政治家の会見などでよく使われる「スピード感をもって」という言葉遣いが気になってしかたがなかった。
なんという曖昧な、いい加減な言葉だろうと、あまりの節操のなさに半ば呆れ腹が立っていた。
国民に向けて、口当たりがよくて、しかも責任逃れの意図がプンプン匂ってくる言い回しだ。
この言葉が各界で頻繁に使われている現状に、日本の病弊の深さを見る。
要するに、なあなあに慣れ切ったいい加減な社会、政治家はもとよりだが、経済界のトップも、この言葉を平気で使っている。
マスメディアも咎めることなく容認し、国民も大多数〈私的な感覚だが〉が違和感すら抱かない。
野党の党首までが、平気でこの言葉を使っているのを見て、世も末だと嘆いていたのだが・・・・。
ところが、今夕〈11月10日〉、岸田首相の会見を見ていたら、なんと政策の遂行を「スピーディーに進める」というではないか。
数日前まで「スピード感をもって」と言っていた本人が、なんと「スピーディーに」という言葉を使ったのだ。
どんな風の吹き回しなのか、たまたま口にしただけなのか、それとも草稿を作成した役人が「スピード感をもって」のうさん臭さに気づいて避けたのか、ぼくはたぶん後者だろうと思っている。
そもそも「スピード感をもって」という言い回しには、どんな意味があるのだろうか。
ひとりで憤慨していたが、一般的にはどのような受け止めをしているのか、この機会に調べてみた。
すると、『ニコニコ大百科』という現代用語辞典にぴったりの解説が出ていたので、そっくり引用しておく。
<スピード感>
「スピード感をもって対応」「スピード感を上げて作業」と言われるが、実際上がることはほとんど無い。

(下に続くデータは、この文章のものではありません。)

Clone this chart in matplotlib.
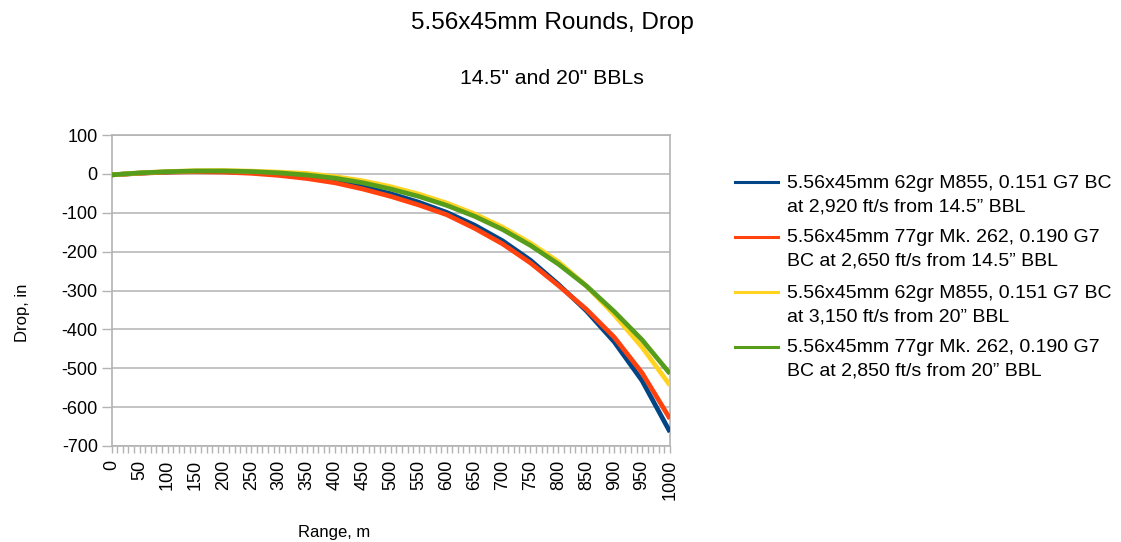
import matplotlib
matplotlib.use("Agg")
import matplotlib.pyplot as plt
from matplotlib.lines import Line2D

# дальность, м
range_m = [0, 50, 100, 150, 200, 250, 300, 350, 400, 450, 500,
           550, 600, 650, 700, 750, 800, 850, 900, 950, 1000]

# снижение, дюймы
drop_m855_145 = [-2.5, 2, 5, 6.5, 6, 3.5, -1.5, -9, -19, -33, -51,
                 -73, -99, -132, -172, -222, -284, -352, -432, -532, -664]
drop_mk262_145 = [-2.5, 1.5, 4.5, 5.5, 4.5, 1.5, -4, -12, -23, -39, -58,
                  -80, -105, -140, -180, -229, -287, -348, -420, -512, -630]
drop_m855_20 = [-2.5, 2.5, 6, 8, 8.5, 7, 4.5, 1, -7, -18, -33,
                -52, -75, -103, -137, -178, -226, -288, -362, -446, -544]
drop_mk262_20 = [-2.5, 2.5, 5.5, 7.5, 7.5, 6, 2.5, -3, -11, -23, -39,
                 -58, -81, -109, -143, -184, -232, -288, -354, -427, -514]

series = [drop_m855_145, drop_mk262_145, drop_m855_20, drop_mk262_20]
colors = ["#004586", "#ff420e", "#ffd320", "#579d1c"]
labels = [
    "5.56x45mm 62gr M855, 0.151 G7 BC\nat 2,920 ft/s from 14.5\u201d BBL",
    "5.56x45mm 77gr Mk. 262, 0.190 G7\nBC at 2,650 ft/s from 14.5\u201d BBL",
    "5.56x45mm 62gr M855, 0.151 G7 BC\nat 3,150 ft/s from 20\u201d BBL",
    "5.56x45mm 77gr Mk. 262, 0.190 G7\nBC at 2,850 ft/s from 20\u201d BBL",
]
x_ticks = list(range(0, 1001, 50))
y_ticks = list(range(-700, 101, 100))

plt.rcParams['font.family'] = ['Liberation Sans', 'DejaVu Sans']
plt.rcParams['axes.unicode_minus'] = False

W, H = 1121, 542
fig = plt.figure(figsize=(W / 100, H / 100), dpi=100)
ax = fig.add_axes([111.7 / W, 1 - 446 / H, (670 - 111.7) / W, (446 - 135) / H])

grid_c = "#b3b3b3"
for y in y_ticks:
    ax.axhline(y, color=grid_c, lw=1.1, zorder=1)

for ys, c in zip(series, colors):
    ax.plot(range_m, ys, color=c, lw=3.4, solid_capstyle='butt', zorder=3)

ax.set_xlim(0, 1000)
ax.set_ylim(-700, 100)
ax.set_xticks(x_ticks)
ax.set_xticklabels([str(v) for v in x_ticks], rotation=90, fontsize=13)
ax.set_xticks(list(range(0, 1001, 10)), minor=True)
ax.set_yticks(y_ticks)
ax.set_yticklabels([str(v) for v in y_ticks], fontsize=13)
ax.tick_params(axis='x', which='both', direction='out', length=5, width=1,
               color=grid_c, pad=5)
ax.tick_params(axis='y', direction='out', length=7, width=1, color=grid_c, pad=3)
for s in ax.spines.values():
    s.set_color(grid_c)
    s.set_linewidth(1.2)

# заголовки
fig.text(552 / W, 1 - 23 / H, "5.56x45mm Rounds, Drop", ha='center', va='center', fontsize=17.5)
fig.text(552 / W, 1 - 79 / H, "14.5\" and 20\" BBLs", ha='center', va='center', fontsize=15.3)
fig.text(334 / W, 1 - 533 / H, "Range, m", ha='center', va='center', fontsize=12)
fig.text(22 / W, 1 - 313 / H, "Drop, in", ha='center', va='center', rotation=90, fontsize=12)

# легенда
for i, (lab, c) in enumerate(zip(labels, colors)):
    y0 = 182 + 55 * i
    fig.add_artist(Line2D([735 / W, 778 / W], [1 - y0 / H, 1 - y0 / H], color=c, lw=2.2))
    for j, line in enumerate(lab.split("\n")):
        fig.text(787 / W, 1 - (y0 + 1 + 23.5 * j) / H, line, ha='left', va='center', fontsize=14)

fig.savefig("out.png", dpi=100)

「速度を上げて対応」や「素早く」「迅速に」と言われれば(1mmぐらいは)作業を上げようかと考えるが、「スピード感」は、その表記のごとく「感じる」ことが重要であり、それで速度が上がるとは何一つ言っていない。
もしも速度が上がったのであればそれは当人たちの意識が変わったから上がったのであって、例えば手続きに10やら100かかる印鑑含めた承認作業を「『スピード感』をもって」の一言で上がるのなら、今頃世の中はもっと電子化されているし市役所や税務署などで3時間待たされることはない。
というわけで、「スピード感をもって」のうさん臭さを、見事に言い当てている。
岸田さんの草稿を書き上げたであろう役人さんも、首相会見の場で「新しい資本主義」の構想を発表する総理が、少しでも真摯さを感じてもらえるよう、意図してスピーディーの語を選んだと思っている。
「スピーディーに」と明言した以上、政策を少しでも早く遂行する責任がある。
高市早苗氏を幹事長に押し込もうとした〈安倍ごり押し〉を拒否し、第二次岸田内閣では林芳正氏を外務大臣に起用した〈脱・安倍と言われている〉岸田総理に一筋の光明がほほ笑むかもしれない。
国内の経営者にも、アメリカの投資家にも人気のない岸田氏〈分配という発想が気に入らないらしい〉だが、国民は少しずつ評価を上げている。
志を曲げないで、さまざまの抵抗を押しのければ、案外長持ちするかもしれない。